A coupled ocean sea ice model is used to carry out sensitivity experiments to decipher the respective roles of wind, heat and freshwater flux forcings in changing the sea ice variability (concentration, volume, salinity, and drift speed) of the Antarctic region with special emphasis near the Indian Stations, Maitri [11.7°E; 70.7°S] and Bharati [76.1°E; 69.4°S]. The simulations are carried out in the Southern Ocean region [9°E−78°E; 58°S-71°S] during 1997–2012 at a resolution of 6–10 km. It is found that the air-sea forcings greatly impact the spatio-temporal variability of the sea ice variables. In the absence of wind and heat/freshwater flux forcing, the sea ice concentration (SIC) and sea ice volume (SIV) of the region decreases, except at higher latitudes. The effect of absence of heat and freshwater flux forcing on the seasonal variability of the SIC and SIV is more as compared to the wind forcing. Interestingly, the absence of wind and heat flux forcing exhibit opposite nature in influencing the temporal variability of SIV around the Maitri and Bharati regions.

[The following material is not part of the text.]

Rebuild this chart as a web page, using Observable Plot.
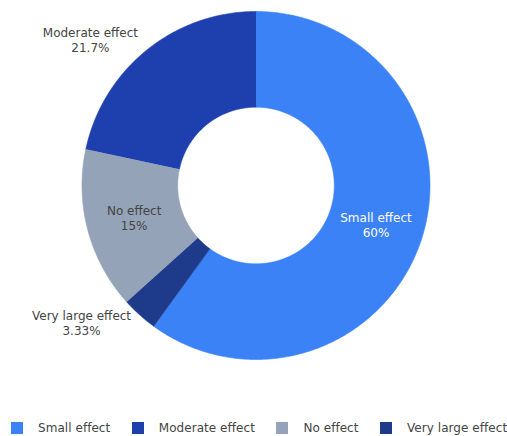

On using the climatological wind and heat/freshwater flux forcing, the SIC and SIV of the region increases. The climatological wind forcing have a greater effect in increasing the SIC and SIV of the region as compared to corresponding heat and freshwater flux forcings. The highest contribution in the SIV comes from the thick ice. The SIV of thick ice is found to be significantly increasing (4% per year). However, the interannual increase in medium thick ice and thin ice is very small (0.1% per year). The changes in the sea ice drift speed and vertical stability of ocean is studied vis-à-vis changes in air-sea forcing. The mixed layer heat budget of the region is also estimated and the effect of wind and heat flux forcing on it is investigated.